Exercise materials:

═══

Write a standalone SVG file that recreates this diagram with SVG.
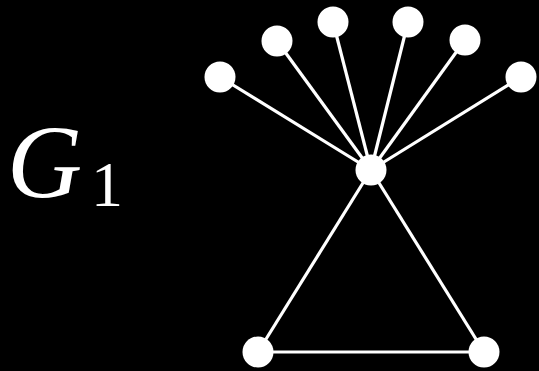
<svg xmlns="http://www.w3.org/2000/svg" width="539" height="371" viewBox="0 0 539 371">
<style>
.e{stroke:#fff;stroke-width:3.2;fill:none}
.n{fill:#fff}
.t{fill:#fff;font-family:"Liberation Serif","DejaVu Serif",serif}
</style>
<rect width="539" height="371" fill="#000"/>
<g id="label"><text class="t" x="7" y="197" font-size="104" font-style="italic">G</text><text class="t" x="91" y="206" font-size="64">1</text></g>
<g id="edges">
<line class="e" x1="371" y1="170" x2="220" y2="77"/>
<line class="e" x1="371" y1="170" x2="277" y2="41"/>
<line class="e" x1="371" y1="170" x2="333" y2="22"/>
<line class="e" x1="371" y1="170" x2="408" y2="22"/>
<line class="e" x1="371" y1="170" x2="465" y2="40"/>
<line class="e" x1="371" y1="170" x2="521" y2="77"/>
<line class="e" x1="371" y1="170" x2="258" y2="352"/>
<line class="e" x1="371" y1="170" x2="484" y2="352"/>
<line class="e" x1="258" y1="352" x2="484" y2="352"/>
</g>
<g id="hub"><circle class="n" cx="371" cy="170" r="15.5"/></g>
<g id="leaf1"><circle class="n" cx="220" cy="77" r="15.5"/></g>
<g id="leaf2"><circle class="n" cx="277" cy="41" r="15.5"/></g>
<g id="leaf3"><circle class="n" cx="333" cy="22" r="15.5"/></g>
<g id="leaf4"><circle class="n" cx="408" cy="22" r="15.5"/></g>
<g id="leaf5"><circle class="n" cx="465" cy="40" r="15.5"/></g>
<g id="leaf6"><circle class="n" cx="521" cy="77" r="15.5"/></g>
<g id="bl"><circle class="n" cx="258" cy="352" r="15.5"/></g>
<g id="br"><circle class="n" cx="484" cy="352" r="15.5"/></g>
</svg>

═══

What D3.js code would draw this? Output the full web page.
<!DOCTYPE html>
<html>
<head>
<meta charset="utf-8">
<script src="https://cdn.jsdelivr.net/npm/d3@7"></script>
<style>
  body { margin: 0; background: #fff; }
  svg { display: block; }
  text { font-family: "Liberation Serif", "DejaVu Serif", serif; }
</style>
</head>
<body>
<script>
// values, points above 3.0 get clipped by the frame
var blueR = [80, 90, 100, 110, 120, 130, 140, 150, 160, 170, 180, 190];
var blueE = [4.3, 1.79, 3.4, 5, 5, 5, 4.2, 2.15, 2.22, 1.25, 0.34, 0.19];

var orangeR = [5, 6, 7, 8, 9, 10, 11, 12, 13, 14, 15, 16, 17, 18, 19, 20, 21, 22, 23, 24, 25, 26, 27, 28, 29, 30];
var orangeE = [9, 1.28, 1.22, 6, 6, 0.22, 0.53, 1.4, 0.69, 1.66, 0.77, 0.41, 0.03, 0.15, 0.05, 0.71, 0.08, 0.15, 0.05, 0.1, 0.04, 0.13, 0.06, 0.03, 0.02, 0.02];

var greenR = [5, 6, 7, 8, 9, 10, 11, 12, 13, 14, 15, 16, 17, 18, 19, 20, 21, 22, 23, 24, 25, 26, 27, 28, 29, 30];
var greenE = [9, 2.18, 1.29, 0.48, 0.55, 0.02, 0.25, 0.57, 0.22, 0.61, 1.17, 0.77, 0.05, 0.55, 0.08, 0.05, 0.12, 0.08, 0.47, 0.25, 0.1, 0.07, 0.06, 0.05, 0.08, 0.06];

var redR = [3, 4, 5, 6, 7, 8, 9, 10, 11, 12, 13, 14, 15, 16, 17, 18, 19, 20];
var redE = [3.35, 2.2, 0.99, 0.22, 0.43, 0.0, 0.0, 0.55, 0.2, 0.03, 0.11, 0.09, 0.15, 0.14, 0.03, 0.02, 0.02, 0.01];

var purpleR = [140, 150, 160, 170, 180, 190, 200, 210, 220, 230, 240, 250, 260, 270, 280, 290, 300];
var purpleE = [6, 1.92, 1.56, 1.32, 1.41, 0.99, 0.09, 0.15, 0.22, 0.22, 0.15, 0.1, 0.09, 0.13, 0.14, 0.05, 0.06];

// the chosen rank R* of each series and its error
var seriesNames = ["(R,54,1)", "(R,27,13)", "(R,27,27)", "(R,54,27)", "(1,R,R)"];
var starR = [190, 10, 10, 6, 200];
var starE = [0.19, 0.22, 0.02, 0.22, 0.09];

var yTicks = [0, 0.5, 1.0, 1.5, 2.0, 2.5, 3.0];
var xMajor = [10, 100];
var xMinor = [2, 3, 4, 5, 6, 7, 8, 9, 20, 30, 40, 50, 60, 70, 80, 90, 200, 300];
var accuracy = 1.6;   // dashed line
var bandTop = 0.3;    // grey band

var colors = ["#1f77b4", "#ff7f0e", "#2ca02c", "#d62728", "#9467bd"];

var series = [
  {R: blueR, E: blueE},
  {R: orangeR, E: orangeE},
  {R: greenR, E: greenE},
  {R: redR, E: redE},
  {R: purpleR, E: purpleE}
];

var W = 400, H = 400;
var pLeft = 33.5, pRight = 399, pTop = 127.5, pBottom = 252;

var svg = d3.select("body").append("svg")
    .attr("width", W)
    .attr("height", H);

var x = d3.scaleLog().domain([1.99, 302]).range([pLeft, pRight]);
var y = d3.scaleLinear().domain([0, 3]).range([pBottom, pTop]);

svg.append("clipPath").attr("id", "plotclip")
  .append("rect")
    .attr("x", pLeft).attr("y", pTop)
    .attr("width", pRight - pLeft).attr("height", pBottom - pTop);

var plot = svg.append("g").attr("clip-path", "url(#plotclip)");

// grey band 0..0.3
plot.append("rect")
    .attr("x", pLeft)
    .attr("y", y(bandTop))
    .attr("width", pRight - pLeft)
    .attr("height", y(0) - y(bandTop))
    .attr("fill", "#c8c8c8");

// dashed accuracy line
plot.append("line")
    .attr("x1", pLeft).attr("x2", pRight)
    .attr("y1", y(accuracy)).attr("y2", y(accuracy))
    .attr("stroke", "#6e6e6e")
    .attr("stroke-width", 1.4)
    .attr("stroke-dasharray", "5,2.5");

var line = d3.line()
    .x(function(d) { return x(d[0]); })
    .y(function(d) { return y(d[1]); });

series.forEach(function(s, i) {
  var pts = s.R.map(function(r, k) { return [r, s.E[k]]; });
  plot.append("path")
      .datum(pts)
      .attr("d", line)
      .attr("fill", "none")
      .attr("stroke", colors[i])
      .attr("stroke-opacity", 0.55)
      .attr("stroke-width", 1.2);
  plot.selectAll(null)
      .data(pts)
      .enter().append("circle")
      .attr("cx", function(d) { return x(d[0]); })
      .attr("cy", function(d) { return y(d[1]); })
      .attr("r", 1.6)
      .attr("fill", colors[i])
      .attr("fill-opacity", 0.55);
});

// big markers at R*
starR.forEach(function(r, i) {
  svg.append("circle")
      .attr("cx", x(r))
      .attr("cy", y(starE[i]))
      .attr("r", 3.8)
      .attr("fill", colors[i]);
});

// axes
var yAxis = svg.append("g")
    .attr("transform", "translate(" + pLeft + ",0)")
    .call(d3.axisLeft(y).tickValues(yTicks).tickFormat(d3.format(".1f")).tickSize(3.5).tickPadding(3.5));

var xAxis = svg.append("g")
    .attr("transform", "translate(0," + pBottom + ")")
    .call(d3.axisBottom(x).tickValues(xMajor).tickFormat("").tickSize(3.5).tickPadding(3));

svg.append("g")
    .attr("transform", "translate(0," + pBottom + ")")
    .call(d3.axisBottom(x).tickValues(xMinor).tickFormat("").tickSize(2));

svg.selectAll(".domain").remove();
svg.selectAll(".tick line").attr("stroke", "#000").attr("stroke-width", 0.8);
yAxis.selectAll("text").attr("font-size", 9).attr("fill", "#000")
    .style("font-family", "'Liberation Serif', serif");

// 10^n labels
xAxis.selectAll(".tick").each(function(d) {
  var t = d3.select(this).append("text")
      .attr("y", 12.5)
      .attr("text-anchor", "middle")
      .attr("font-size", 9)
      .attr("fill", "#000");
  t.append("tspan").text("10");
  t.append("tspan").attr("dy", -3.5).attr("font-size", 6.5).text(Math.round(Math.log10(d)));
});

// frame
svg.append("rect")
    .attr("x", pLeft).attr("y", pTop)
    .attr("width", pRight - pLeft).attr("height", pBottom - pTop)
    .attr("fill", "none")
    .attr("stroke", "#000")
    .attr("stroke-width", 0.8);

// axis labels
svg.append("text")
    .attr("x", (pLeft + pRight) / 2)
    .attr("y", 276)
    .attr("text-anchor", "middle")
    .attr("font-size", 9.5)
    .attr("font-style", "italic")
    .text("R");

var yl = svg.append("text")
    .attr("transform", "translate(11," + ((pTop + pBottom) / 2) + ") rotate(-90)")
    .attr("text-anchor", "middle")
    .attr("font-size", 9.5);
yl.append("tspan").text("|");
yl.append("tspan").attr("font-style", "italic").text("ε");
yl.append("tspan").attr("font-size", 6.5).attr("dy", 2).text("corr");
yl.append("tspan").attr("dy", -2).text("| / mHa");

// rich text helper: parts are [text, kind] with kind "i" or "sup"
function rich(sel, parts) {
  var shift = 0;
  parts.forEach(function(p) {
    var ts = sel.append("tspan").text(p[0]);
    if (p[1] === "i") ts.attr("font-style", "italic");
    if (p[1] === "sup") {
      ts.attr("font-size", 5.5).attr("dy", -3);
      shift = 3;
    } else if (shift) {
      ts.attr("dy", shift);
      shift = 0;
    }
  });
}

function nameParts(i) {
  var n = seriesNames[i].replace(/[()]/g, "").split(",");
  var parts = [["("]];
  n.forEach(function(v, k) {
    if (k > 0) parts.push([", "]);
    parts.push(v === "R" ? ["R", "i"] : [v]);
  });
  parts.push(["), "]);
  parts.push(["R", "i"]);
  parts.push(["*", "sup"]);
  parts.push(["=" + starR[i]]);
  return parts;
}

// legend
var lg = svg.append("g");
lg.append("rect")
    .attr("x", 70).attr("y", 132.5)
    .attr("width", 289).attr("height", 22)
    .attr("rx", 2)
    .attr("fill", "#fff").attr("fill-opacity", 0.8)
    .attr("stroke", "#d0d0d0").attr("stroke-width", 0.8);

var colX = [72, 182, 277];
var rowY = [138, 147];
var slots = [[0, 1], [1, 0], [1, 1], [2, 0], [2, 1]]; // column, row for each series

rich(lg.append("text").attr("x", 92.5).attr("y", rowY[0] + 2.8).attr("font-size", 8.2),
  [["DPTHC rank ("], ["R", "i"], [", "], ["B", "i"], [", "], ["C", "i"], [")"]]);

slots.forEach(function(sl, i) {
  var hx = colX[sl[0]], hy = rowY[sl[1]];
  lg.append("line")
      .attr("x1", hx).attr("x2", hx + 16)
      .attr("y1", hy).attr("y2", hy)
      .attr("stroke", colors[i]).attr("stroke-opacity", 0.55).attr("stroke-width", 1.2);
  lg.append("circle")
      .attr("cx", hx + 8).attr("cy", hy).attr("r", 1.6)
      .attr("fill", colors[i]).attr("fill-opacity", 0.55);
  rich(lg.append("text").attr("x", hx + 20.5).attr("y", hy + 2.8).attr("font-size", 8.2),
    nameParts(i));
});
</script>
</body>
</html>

═══

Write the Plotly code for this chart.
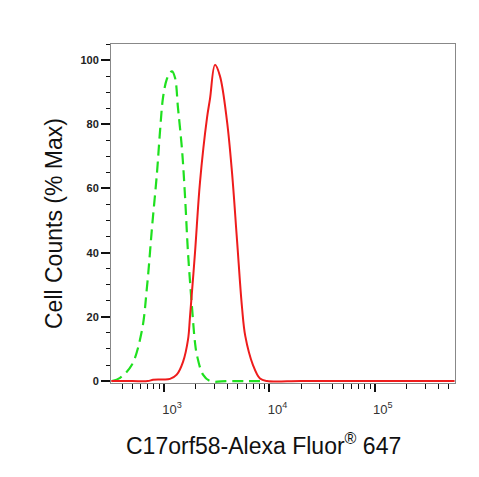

═══

What to work on:
Show the lines of the data that hold the word "this".

The answer:
Write a standalone SVG file that recreates this diagram with SVG.
What D3.js code would draw this? Output the full web page.
  var t = d3.select(this).append("text")
Write the Plotly code for this chart.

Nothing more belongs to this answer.